Arrow-right Camera
News >  Features >  Washington Voices

Pumpkin Patch grows with community effort

From left, Corvin Cogley, 11, Joe Mileson, 16, and John Rowley, 15, shovel bark with Boy Scouts from Troop 430, Monday, at the Pumpkin Patch Community Garden. (Tyler Tjomsland)
From left, Corvin Cogley, 11, Joe Mileson, 16, and John Rowley, 15, shovel bark with Boy Scouts from Troop 430, Monday, at the Pumpkin Patch Community Garden. (Tyler Tjomsland)

The Pumpkin Patch Community Garden was bustling Monday evening. Boy Scout Troop 430 from Millwood Presbyterian Church was helping move heaps of mulch and bark, spreading it in aisles between beds and doing landscaping around the garden’s sign.

“There are a lot of people here tonight, but there’s usually someone here no matter when you stop by,” said Teresa Sadler, garden coordinator.

The garden sits on land donated by Inland Empire Paper Co., immediately north of the Spokane River right off busy Argonne Road. Inland Empire Paper Co. is owned by the Cowles Co., which also owns The Spokesman-Review. The garden’s name comes from the pumpkin patch that was on the land until 2004, when the widening of the Argonne Bridge put an end to it

“We still grow some pumpkins here,” said Sadler, pointing to the southern part of the garden, which slopes down toward the Spokane River.

Of the 57 plots at the Pumpkin Patch, eight are still available.

The garden is in its third growing season and right from the beginning it’s had great sponsor support, including donations from Dew Drop Sprinklers and Landscaping, Northwest Seed and Pet, and Inland Empire Paper Co., which also pays the water bill for the garden.

It’s early in the season, but potatoes, onions, peas and beans are already doing well in the sunny plots. Piles of mulch and chips are regularly dropped off by local landscape companies. The Boy Scout troop has also constructed several compost bins for the garden.

“We don’t allow the use of chemicals,” Sadler said. “We have to be extra careful because the river is right there – and I’d never use anything in my garden that could harm a bee.”

The Pumpkin Patch Garden is a contributor to the Plant a Row for the Hungry program, growing more than 500 pounds of vegetables for the Second Harvest food bank every year.

Gardeners come from the neighborhood and other parts of town.

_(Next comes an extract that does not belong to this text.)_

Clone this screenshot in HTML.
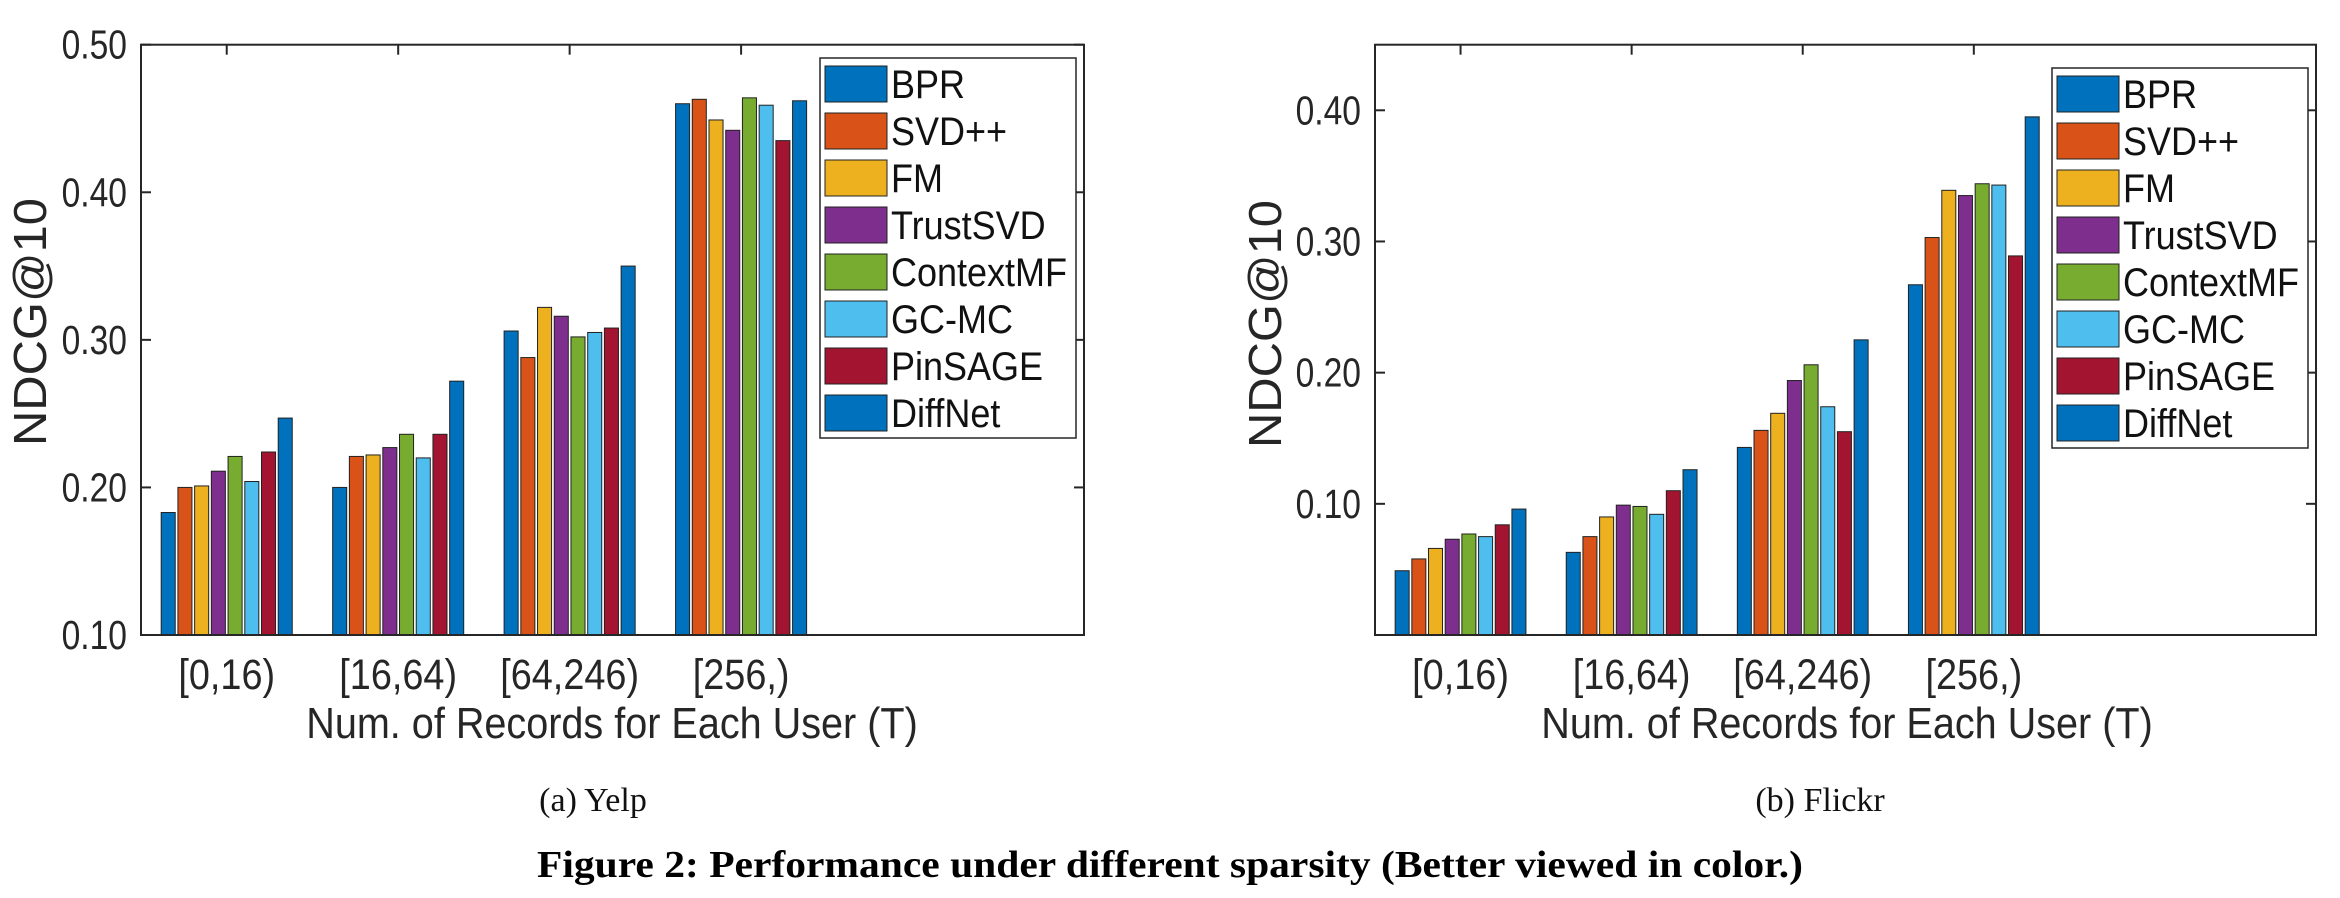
<!DOCTYPE html>
<html><head><meta charset="utf-8"><style>
html,body{margin:0;padding:0;background:#fff;}
svg{display:block;font-family:"Liberation Sans",Arial,sans-serif;}
</style></head><body>
<svg id="fig" width="2340" height="898" viewBox="0 0 2340 898" xmlns="http://www.w3.org/2000/svg">
<text x="593" y="811" font-family="Liberation Serif,serif" font-size="34" text-anchor="middle" fill="#111">(a)  Yelp</text>
<text x="1820" y="811" font-family="Liberation Serif,serif" font-size="34" text-anchor="middle" fill="#111">(b)  Flickr</text>
<text x="1170" y="877" font-family="Liberation Serif,serif" font-weight="bold" font-size="38" text-anchor="middle" textLength="1266" lengthAdjust="spacingAndGlyphs" fill="#000">Figure 2: Performance under different sparsity (Better viewed in color.)</text>
</svg>
<script>
const categories = ["[0,16)", "[16,64)", "[64,246)", "[256,)"];
const seriesNames = ["BPR","SVD++","FM","TrustSVD","ContextMF","GC-MC","PinSAGE","DiffNet"];
const colors = ["#0072BD","#D95319","#EDB120","#7E2F8E","#77AC30","#4DBEEE","#A2142F","#0072BD"];
const yelpValues = [
  [0.183,0.200,0.201,0.211,0.221,0.204,0.224,0.247],
  [0.200,0.221,0.222,0.227,0.236,0.220,0.236,0.272],
  [0.306,0.288,0.322,0.316,0.302,0.305,0.308,0.350],
  [0.460,0.463,0.449,0.442,0.464,0.459,0.435,0.462]
];
const flickrValues = [
  [0.049,0.058,0.066,0.073,0.077,0.075,0.084,0.096],
  [0.063,0.075,0.090,0.099,0.098,0.092,0.110,0.126],
  [0.143,0.156,0.169,0.194,0.206,0.174,0.155,0.225],
  [0.267,0.303,0.339,0.335,0.344,0.343,0.289,0.395]
];
const yelpTicks = [0.10,0.20,0.30,0.40,0.50];
const flickrTicks = [0.10,0.20,0.30,0.40];

const NS = "http://www.w3.org/2000/svg";
const svg = document.getElementById("fig");
function mk(tag, attrs, parent){
  const e = document.createElementNS(NS, tag);
  for (const k in attrs) e.setAttribute(k, attrs[k]);
  (parent||svg).appendChild(e);
  return e;
}
function chart(cfg){
  const g = mk("g", {});
  
  
  const L=cfg.left, R=cfg.right, T=44.7, B=635;
  const y = v => B - (v - cfg.ymin)/(cfg.ymax - cfg.ymin)*(B - T);
  const x = i => L + (i + 1 - 0.5)/(6 - 0.5)*(R - L);
  const slot = (x(1)-x(0))*0.78/8;
  const bw = slot*0.84;
  cfg.values.forEach((grp, gi) => {
    grp.forEach((v, si) => {
      const cx = x(gi) - slot*4 + slot*(si+0.5);
      const r = mk("rect", {x: cx-bw/2, y: y(v), width: bw, height: B - y(v), fill: colors[si], stroke:"#222", "stroke-width":1}, g);
      
      
    });
  });
  const box = mk("rect", {x:L, y:T, width:R-L, height:B-T, fill:"none", stroke:"#262626", "stroke-width":2}, g);
  
  
  cfg.ticks.forEach(t => {
    mk("line", {x1:L, x2:L+10, y1:y(t), y2:y(t), stroke:"#262626","stroke-width":2}, g);
    mk("line", {x1:R, x2:R-10, y1:y(t), y2:y(t), stroke:"#262626","stroke-width":2}, g);
    const tx = mk("text", {"font-size":41, "text-anchor":"end", fill:"#262626", transform:`translate(${L-14},${y(t)+14}) scale(0.82,1)`}, g);
    tx.textContent = t.toFixed(2);
    
    
  });
  categories.forEach((c, i) => {
    mk("line", {x1:x(i), x2:x(i), y1:T, y2:T+10, stroke:"#262626","stroke-width":2}, g);
    const tx = mk("text", {"font-size":43, "text-anchor":"middle", fill:"#262626", transform:`translate(${x(i)},${689}) scale(0.88,1)`}, g);
    tx.textContent = c;
    
    
  });
  const xl = mk("text", {"font-size":44, "text-anchor":"middle", fill:"#262626", transform:`translate(${cfg.xlx},${738}) scale(0.9,1)`}, g);
  xl.textContent = "Num. of Records for Each User (T)";
  
  
  const yl = mk("text", {x:0, y:0, "font-size":46, "text-anchor":"middle", textLength:248, lengthAdjust:"spacingAndGlyphs", fill:"#262626", transform:`translate(${cfg.ylx},${cfg.yly}) rotate(-90)`}, g);
  yl.textContent = "NDCG@10";
  
  
  const lg = mk("g", {}, g);
  
  
  mk("rect", {x:cfg.lgx, y:cfg.lgy, width:256, height:380, fill:"#fff", stroke:"#262626", "stroke-width":1.5}, lg);
  seriesNames.forEach((n, i) => {
    const cy = cfg.lgy + 26 + i*47;
    const e = mk("g", {}, lg);
    
    
    mk("rect", {x:cfg.lgx+5, y:cy-18, width:62, height:36, fill:colors[i], stroke:"#222", "stroke-width":1}, e);
    const t = mk("text", {"font-size":40, fill:"#111", transform:`translate(${cfg.lgx+71},${cy+14}) scale(0.9,1)`}, e);
    t.textContent = n;
  });
}
chart({name:"yelp-chart", left:141, right:1084, ymin:0.10, ymax:0.50, values:yelpValues, ticks:yelpTicks, xlx:612, ylx:46, yly:322, lgx:820, lgy:58});
chart({name:"flickr-chart", left:1375, right:2316, ymin:0.0, ymax:0.45, values:flickrValues, ticks:flickrTicks, xlx:1847, ylx:1281, yly:324, lgx:2052, lgy:68});
</script>
</body></html>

“Many of the gardeners are in apartments where they don’t have room to grow anything,” said Sadler, proudly showing off a plot bursting with potatoes, beans and onions planted by a first-time gardener. “We’ll help people get started if they don’t really know how to garden.”

Sadler said she’s always been a gardener and that’s why the Pumpkin Patch caught her attention.

“I only grow flowers at my house and I live in Millwood so I don’t have a lot of sun in my yard,” said Sadler.

To help communication, the Pumpkin Patch has both a website – hosted by Millwood Presbyterian Church – and a Facebook page, though it doesn’t have regularly scheduled garden meetings.

“The Boy Scouts are building us a picnic table. We’re hoping that will be a good place to meet,” Sadler said.

Community gardeners are good about sharing what they have, and Sadler said the Pumpkin Patch’s high visibility leads to a steady stream of interested volunteers and donors. Monday evening, for instance, Desert Jewels Nursery stopped by offering surplus tomato and pepper plants for free.

“We’ll find a good spot for them,” Sadler said. “If the gardeners can’t use them, then we’ll use them for Plant a Row for the Hungry.”